Required work: Show all lines holding "with".
== Recorded information
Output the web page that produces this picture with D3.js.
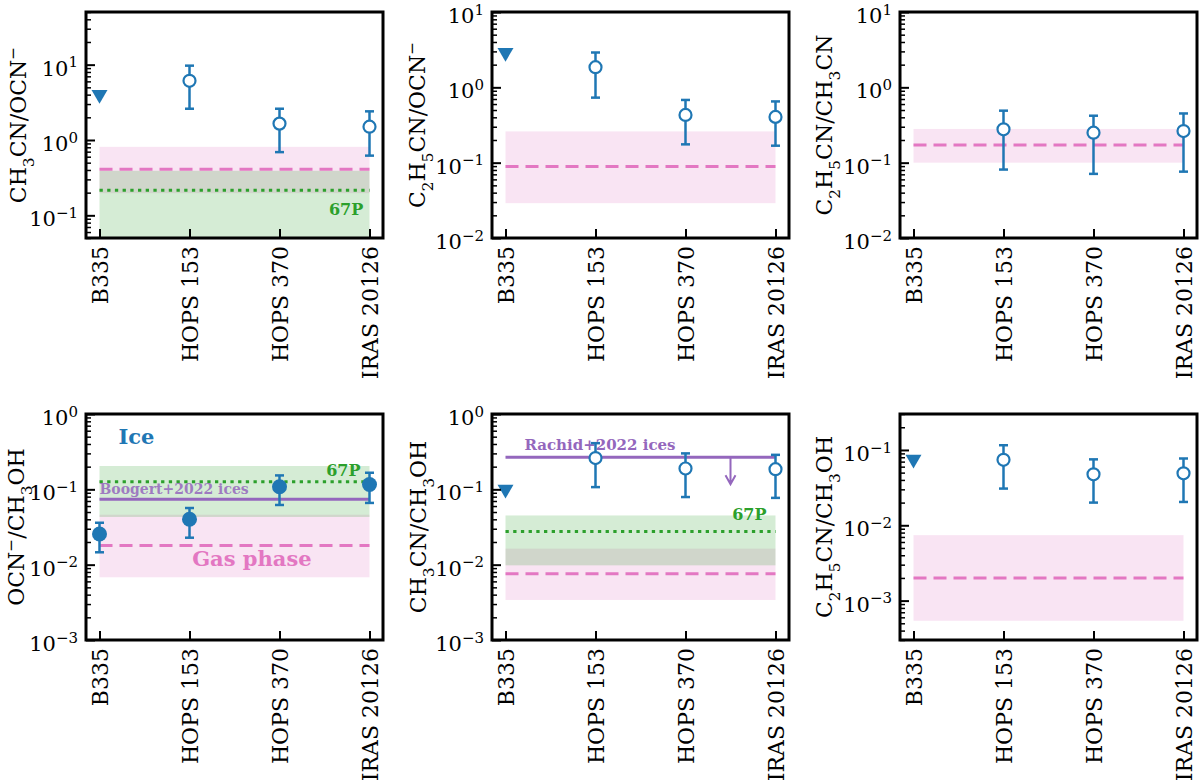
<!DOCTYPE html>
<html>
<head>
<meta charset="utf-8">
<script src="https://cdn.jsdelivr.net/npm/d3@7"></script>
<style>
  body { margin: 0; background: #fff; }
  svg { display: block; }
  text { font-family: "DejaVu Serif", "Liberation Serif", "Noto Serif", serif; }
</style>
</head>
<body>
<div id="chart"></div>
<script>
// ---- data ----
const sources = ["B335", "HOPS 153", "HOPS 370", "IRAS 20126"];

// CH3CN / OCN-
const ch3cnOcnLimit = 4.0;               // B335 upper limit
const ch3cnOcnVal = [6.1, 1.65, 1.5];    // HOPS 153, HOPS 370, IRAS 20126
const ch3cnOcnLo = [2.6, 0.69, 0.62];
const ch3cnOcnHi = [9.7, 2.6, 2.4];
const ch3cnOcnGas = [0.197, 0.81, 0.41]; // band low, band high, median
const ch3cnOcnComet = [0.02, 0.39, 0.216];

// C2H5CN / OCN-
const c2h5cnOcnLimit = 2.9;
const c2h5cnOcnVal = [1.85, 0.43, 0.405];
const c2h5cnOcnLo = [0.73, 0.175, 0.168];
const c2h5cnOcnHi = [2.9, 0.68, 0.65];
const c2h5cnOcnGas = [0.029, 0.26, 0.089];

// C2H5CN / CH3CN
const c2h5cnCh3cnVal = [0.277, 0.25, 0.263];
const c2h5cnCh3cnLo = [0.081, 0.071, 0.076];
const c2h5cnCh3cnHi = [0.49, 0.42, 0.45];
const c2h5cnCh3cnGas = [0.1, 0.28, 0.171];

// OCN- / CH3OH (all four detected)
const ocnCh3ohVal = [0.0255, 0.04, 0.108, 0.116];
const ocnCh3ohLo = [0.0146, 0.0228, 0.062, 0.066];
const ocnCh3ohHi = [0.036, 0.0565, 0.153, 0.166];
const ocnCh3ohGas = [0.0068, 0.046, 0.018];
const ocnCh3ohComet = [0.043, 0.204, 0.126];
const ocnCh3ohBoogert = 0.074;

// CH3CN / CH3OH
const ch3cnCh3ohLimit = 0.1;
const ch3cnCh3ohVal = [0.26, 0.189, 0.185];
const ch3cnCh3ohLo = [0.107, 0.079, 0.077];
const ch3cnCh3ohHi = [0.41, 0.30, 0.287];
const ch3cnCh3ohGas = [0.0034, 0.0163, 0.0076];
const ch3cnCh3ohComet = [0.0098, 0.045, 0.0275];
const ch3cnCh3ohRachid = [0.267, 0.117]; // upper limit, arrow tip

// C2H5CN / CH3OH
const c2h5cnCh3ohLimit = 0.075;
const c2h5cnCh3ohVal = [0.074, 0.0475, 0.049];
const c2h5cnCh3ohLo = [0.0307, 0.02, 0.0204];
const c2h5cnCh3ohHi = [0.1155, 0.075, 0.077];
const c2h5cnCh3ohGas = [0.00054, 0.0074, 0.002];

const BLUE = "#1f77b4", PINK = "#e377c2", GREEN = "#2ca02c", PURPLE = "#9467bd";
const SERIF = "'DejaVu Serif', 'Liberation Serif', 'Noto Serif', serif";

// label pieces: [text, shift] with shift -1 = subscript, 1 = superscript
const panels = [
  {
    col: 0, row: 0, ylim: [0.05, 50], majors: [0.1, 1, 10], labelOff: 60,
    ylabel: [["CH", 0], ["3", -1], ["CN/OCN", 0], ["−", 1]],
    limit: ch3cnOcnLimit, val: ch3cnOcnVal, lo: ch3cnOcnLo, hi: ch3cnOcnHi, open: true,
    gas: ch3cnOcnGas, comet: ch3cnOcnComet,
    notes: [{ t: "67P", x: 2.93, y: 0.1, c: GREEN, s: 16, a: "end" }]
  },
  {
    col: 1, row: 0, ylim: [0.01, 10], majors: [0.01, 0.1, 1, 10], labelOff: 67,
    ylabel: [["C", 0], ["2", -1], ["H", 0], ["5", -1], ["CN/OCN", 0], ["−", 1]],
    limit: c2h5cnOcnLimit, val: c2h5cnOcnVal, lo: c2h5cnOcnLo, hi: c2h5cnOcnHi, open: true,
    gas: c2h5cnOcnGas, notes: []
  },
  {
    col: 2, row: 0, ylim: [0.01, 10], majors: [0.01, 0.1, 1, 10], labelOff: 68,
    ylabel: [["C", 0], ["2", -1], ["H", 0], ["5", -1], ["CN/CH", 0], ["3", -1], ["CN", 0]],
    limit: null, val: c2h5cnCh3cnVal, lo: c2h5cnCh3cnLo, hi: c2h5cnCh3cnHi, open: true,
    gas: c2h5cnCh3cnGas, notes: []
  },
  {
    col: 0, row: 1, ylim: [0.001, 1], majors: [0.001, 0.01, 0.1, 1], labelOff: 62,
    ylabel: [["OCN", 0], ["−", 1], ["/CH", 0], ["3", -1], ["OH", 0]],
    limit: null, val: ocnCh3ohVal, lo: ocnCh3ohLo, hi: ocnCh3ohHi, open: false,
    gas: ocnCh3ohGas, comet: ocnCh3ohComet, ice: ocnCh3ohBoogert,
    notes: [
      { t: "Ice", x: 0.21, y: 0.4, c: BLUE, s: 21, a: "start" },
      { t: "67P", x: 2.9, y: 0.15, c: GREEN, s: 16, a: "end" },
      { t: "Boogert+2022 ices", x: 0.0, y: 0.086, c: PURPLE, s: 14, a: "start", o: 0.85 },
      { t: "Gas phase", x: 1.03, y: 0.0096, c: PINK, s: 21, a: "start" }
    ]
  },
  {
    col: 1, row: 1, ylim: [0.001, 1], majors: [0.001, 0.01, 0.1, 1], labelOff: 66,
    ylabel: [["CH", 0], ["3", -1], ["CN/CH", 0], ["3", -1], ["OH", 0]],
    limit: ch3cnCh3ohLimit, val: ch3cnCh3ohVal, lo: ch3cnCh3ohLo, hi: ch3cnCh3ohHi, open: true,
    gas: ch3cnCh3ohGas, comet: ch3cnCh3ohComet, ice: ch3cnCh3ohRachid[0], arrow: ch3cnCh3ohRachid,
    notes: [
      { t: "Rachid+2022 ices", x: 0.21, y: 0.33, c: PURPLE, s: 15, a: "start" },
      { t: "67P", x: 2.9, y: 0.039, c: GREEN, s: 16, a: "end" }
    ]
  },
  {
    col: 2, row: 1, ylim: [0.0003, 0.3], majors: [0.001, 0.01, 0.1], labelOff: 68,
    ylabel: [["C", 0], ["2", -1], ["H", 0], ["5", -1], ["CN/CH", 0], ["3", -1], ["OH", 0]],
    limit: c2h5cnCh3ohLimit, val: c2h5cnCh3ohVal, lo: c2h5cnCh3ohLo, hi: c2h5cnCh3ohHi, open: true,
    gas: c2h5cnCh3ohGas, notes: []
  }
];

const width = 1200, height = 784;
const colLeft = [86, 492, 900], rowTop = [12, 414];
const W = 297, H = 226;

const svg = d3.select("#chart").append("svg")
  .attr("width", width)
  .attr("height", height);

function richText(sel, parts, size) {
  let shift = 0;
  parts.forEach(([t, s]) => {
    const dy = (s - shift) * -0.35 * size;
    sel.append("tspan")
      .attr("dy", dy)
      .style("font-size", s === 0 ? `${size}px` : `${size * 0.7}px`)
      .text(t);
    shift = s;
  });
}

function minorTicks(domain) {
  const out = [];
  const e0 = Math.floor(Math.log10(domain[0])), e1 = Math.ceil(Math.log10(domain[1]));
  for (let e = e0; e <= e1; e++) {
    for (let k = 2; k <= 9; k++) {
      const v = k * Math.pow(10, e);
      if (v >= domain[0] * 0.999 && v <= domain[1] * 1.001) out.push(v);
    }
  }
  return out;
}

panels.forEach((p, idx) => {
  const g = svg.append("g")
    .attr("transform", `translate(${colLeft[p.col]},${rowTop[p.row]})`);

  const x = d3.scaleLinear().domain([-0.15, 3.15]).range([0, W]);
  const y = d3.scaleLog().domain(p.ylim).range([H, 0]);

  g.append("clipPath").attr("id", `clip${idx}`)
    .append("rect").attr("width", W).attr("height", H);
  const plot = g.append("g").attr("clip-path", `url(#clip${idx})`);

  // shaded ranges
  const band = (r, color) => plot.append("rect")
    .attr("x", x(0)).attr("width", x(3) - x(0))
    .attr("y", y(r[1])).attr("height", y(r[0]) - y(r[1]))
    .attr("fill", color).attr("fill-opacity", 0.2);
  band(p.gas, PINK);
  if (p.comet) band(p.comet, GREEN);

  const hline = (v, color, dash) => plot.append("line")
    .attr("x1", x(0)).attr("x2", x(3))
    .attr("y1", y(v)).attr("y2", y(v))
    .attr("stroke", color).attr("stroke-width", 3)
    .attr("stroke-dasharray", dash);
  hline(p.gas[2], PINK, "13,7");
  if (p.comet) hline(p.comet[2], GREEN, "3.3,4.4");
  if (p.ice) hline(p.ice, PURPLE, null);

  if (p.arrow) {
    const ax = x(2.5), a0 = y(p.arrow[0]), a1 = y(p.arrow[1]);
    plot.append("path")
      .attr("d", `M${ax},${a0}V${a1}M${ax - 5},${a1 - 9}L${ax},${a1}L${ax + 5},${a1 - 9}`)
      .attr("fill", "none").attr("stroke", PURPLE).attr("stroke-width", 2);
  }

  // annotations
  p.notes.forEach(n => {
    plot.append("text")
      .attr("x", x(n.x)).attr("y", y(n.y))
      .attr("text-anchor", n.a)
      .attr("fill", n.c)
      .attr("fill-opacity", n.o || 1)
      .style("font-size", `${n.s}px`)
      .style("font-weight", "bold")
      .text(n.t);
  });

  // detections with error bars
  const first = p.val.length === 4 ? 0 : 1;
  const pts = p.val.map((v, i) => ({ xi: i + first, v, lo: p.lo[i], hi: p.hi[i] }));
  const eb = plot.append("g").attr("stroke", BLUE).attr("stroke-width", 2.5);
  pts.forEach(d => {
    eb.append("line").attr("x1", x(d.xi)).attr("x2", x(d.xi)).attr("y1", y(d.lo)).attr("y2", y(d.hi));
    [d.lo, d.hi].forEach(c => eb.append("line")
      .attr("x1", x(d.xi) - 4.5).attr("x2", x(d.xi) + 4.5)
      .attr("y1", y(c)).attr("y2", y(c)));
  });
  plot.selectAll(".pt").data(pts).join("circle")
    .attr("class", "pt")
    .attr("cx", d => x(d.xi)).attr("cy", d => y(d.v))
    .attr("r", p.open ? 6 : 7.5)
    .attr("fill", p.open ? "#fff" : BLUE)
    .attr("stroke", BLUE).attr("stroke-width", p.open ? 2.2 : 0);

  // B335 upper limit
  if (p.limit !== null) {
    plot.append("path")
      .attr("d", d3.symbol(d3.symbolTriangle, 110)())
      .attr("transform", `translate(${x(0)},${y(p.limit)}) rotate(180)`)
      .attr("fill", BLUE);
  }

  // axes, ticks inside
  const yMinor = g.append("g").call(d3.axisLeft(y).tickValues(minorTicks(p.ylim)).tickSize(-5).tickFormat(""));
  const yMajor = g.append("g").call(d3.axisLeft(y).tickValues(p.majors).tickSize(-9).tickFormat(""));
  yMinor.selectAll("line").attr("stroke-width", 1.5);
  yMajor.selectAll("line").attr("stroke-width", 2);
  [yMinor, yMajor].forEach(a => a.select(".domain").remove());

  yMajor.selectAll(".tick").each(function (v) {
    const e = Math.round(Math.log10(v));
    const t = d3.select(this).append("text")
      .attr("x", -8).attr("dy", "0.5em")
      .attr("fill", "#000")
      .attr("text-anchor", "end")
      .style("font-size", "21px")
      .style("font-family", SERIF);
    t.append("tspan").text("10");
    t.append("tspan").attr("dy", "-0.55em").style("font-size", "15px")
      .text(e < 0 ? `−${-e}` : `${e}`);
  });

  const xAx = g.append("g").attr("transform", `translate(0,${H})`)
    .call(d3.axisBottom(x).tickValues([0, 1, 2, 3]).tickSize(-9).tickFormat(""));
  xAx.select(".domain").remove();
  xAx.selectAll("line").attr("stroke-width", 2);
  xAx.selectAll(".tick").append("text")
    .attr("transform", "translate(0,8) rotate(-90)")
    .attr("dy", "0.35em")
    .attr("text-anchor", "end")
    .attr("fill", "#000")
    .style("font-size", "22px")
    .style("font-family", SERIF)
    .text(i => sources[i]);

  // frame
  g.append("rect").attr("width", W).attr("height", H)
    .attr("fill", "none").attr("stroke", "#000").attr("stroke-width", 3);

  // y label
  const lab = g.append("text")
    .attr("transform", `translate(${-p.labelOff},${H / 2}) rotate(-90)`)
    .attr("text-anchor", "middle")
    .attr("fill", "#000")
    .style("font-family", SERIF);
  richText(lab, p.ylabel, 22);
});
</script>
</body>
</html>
====
Complete response:
Output the web page that produces this picture with D3.js.
// label pieces: [text, shift] with shift -1 = subscript, 1 = superscript
  // detections with error bars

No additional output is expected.